The Modified Region Table (.MRT) file maintains a record of changes on the Disk/Storage. This file has a coarser granularity, so that even at times of sudden power loss, the .MRT file records the changes occurred on the disk.
The Resilient Change Tracking (.RCT) file is used if the CBT data in the memory bitmap is not available at usual startup and shutdown operations of a VM. RCT file is also used for normal operating periods of backup, replication or migration. These .MRT and .RCT files are always attached to an associated VHD(x).
When the initial Backup is started, Microsoft Hyper-V takes a snapshot and Resilient Change Tracking identifiers creates a production reference point id for the VM. Similarly, for the incremental backups, it creates a reference point id for the changed blocks backup.

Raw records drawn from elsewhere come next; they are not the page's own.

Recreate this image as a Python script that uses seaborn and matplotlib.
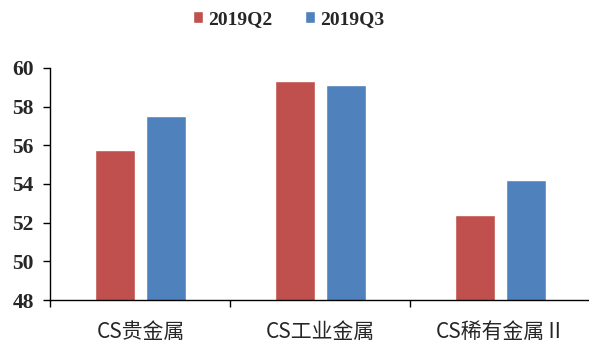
import matplotlib
matplotlib.use("Agg")
import matplotlib.pyplot as plt
import seaborn as sns
import pandas as pd

categories = ["CS贵金属", "CS工业金属", "CS稀有金属Ⅱ"]
periods = ["2019Q2", "2019Q3"]
values_q2 = [55.78, 59.35, 52.4]
values_q3 = [57.5, 59.1, 54.2]
colors = ["#C0504D", "#4F81BD"]
y_ticks = [48, 50, 52, 54, 56, 58, 60]

df = pd.DataFrame({
    "板块": categories * 2,
    "时期": [periods[0]] * 3 + [periods[1]] * 3,
    "值": values_q2 + values_q3,
})

sns.set_theme(style="white")
plt.rcParams["font.family"] = ["Noto Sans CJK SC", "DejaVu Sans"]

fig = plt.figure(figsize=(5.89, 3.42), dpi=100)
ax = fig.add_axes([0.0857, 0.1228, 0.9168, 0.6784])

sns.barplot(data=df, x="板块", y="值", hue="时期", palette=colors,
            width=0.567, gap=0.216, ax=ax, legend=True, saturation=1)

ax.set_ylim(48, 60)
ax.set_xlim(-0.5, 2.5)
ax.set_yticks(y_ticks)
ax.set_yticklabels([str(t) for t in y_ticks],
                   fontdict={"family": "Liberation Serif", "weight": "bold", "size": 15.5})
ax.set_xlabel("")
ax.set_ylabel("")

# category labels centred, tick marks at the boundaries
ax.set_xticks(range(len(categories)))
ax.set_xticklabels(categories, fontsize=15)
ax.set_xticks([-0.5, 0.5, 1.5, 2.5], minor=True)
ax.tick_params(axis="x", which="major", bottom=False, length=0, pad=15)
ax.tick_params(axis="x", which="minor", bottom=True, length=5, width=1,
               color="black", direction="out")
ax.tick_params(axis="y", which="major", left=True, length=5, width=1,
               color="black", direction="out", pad=7)

for side in ["top", "right"]:
    ax.spines[side].set_visible(False)
for side in ["left", "bottom"]:
    ax.spines[side].set_color("black")
    ax.spines[side].set_linewidth(1.0)

handles, labels = ax.get_legend_handles_labels()
ax.legend_.remove()
fig.legend(handles, labels, loc="upper center", bbox_to_anchor=(0.49, 1.02), ncol=2,
           frameon=False, handlelength=0.5, handleheight=0.6, handletextpad=0.25,
           columnspacing=1.7, prop={"family": "Liberation Serif", "weight": "bold", "size": 14})

fig.savefig("out.png", dpi=100)
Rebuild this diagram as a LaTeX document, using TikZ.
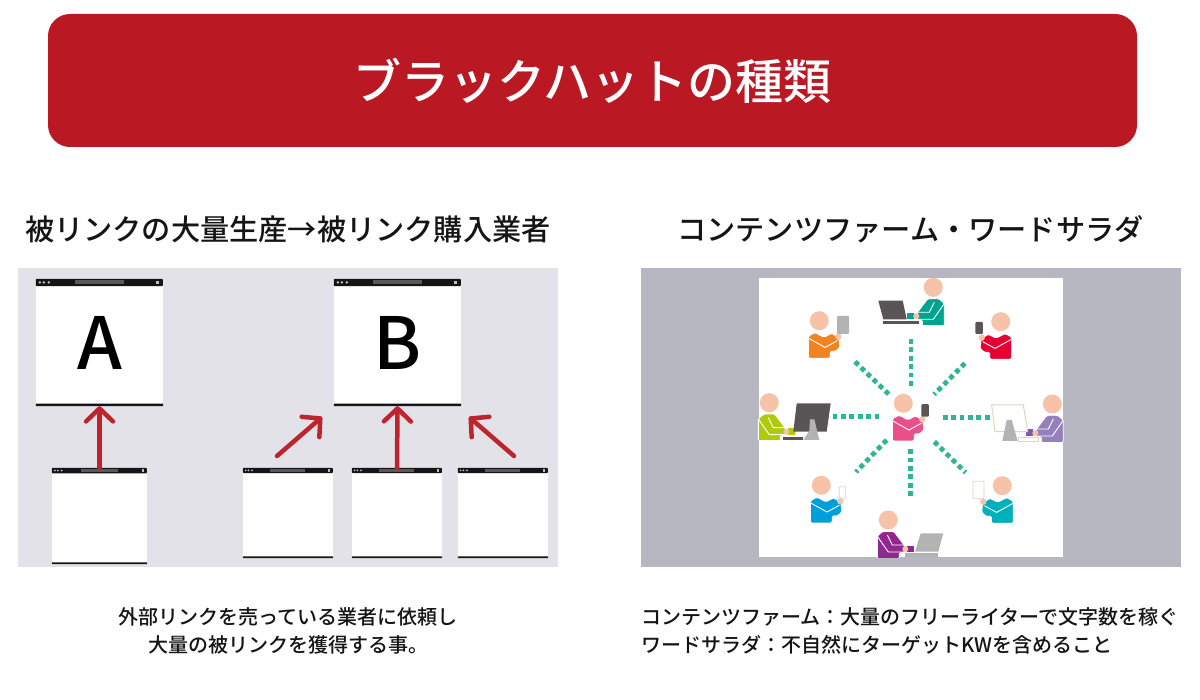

Then, Microsoft Hyper-V compares the both reference ids of the full backup and the successive incremental backup. Once the comparison is done, it copies only the changed data blocks from the prior created checkpoints and records them in an incremental backup file.
Prior to RCT, Vembu BDR natively supports in securing the storage of the Hyper-V backups even at the time of migration using a filter driver. On putting forth the default RCT feature, Vembu increased its performance by using this RCT for Hyper-V backup and incremental changes tracking.
Beyond doubt, Microsoft Hyper-V Resilient Change tracking rapidly improves the backup and recovery speed of Hyper-V virtual machines in Window Server 2016 than before. The merit about this new feature is that the backup vendor could stop writing their own filter driver to implement changed block tracking.